L’hip hop è stato definito in passato come una novella forma di giornalismo. Leggendo il romanzo di Ryan Gattis si ha quella stessa sensazione, ripercorrere un episodio dopo l’altro le fasi di un contesto che segnò la storia della comunità afroamericana e della società statunitense in generale […]. Gli avvenimenti di aprile-maggio 1992 divennero presto oggetto di dibattito politico, con il presidente uscente George H. W. Bush e lo sfidante democratico Bill Clinton impegnati nella campagna elettorale: più pragmatico l’approccio del primo, più emotivo quello del secondo. Ora appare tutto così attuale, di nuovo, con i contenuti impegnati del rap e Black Lives Matter. Gattis è un grande fan dell’hip hop e mostra un’orgogliosa gratitudine quando gli proponiamo questa chiave di lettura. «Gli A Tribe Called Quest hanno cambiato la mia vita. The Low End Theory (loro storico album del 1991, ndr) rappresentò un cambiamento epocale per me. Credo sia corretto dire che questo genere musicale ha modellato la mia comprensione e il rispetto delle parole. Forse nessun’altra forma d’arte è responsabile della mia cura per i dettagli e per l’autenticità nello storytelling. Mi impegno molto per ritrarre questa cosa nel mio lavoro […]. Sono onorato che si veda questo tipo di connessione, sicuramente cerco di scrivere con lo stesso spirito che avverto nei miei pezzi rap preferiti».
Ci siamo dilungati troppo? Spero non vi siate annoiati, ma era doveroso salutare Medium — tutti insieme: ciaooo Mediuuum — nel migliore dei modi. È difficile stabilire se abbandonerò completamente la piattaforma, se Off The Benches (di fatto la mia prima “creatura”) resterà appena un archivio delle cose scritte in passato oppure no.
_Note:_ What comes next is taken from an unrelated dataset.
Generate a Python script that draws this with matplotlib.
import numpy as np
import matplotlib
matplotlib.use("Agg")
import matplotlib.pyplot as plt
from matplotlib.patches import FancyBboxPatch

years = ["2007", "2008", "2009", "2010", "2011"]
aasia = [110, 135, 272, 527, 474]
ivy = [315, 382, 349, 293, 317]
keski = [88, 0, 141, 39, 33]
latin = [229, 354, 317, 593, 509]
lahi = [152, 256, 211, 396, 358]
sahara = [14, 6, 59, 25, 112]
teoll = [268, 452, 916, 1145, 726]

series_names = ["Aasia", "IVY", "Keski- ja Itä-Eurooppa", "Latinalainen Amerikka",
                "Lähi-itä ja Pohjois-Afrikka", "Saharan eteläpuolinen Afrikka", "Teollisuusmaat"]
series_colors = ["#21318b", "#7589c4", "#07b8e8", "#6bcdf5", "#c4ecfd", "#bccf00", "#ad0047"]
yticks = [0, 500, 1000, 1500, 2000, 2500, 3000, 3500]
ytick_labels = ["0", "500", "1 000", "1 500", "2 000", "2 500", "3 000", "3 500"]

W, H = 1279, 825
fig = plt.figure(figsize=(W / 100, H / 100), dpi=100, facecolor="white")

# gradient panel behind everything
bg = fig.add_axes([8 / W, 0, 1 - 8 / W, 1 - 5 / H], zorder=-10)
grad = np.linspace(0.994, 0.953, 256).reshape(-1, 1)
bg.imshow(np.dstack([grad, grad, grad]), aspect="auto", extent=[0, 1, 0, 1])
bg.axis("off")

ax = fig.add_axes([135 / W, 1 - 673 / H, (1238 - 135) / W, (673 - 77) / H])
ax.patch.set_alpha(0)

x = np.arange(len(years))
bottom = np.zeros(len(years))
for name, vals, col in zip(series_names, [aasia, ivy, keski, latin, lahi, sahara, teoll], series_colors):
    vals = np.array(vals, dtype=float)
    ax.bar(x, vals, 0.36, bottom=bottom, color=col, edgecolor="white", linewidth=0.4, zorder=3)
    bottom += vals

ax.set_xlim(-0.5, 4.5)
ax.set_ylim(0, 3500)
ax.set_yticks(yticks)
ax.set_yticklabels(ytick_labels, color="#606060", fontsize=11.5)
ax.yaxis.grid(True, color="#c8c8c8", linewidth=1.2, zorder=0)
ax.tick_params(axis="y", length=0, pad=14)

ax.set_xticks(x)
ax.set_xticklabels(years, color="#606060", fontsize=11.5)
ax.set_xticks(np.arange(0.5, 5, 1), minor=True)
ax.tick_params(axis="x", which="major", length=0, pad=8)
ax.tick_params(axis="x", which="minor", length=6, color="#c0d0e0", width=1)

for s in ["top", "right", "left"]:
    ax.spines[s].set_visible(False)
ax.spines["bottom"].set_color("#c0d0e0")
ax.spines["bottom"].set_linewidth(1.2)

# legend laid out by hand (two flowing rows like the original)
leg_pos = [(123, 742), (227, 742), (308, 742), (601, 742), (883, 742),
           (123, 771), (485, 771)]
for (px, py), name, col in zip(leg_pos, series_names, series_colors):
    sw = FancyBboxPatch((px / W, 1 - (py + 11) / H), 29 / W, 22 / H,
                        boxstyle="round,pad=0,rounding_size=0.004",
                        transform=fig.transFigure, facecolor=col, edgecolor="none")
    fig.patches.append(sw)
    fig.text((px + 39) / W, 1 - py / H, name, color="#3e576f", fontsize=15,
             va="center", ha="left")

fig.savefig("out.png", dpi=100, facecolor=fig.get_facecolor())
Vedremo, non so dare una risposta, tranne che da venerdì prossimo saremo su Substack. Comunque, per qualsiasi suggerimento o critica (rigorosamente costruttiva) è sufficiente rispondere a questa mail. Per il resto, grazie.
Ci leggiamo presto!
(a voi, in effetti, cambierà poco ❤️)
A proposito, quasi dimenticavo. Auguri, Shawn Carter.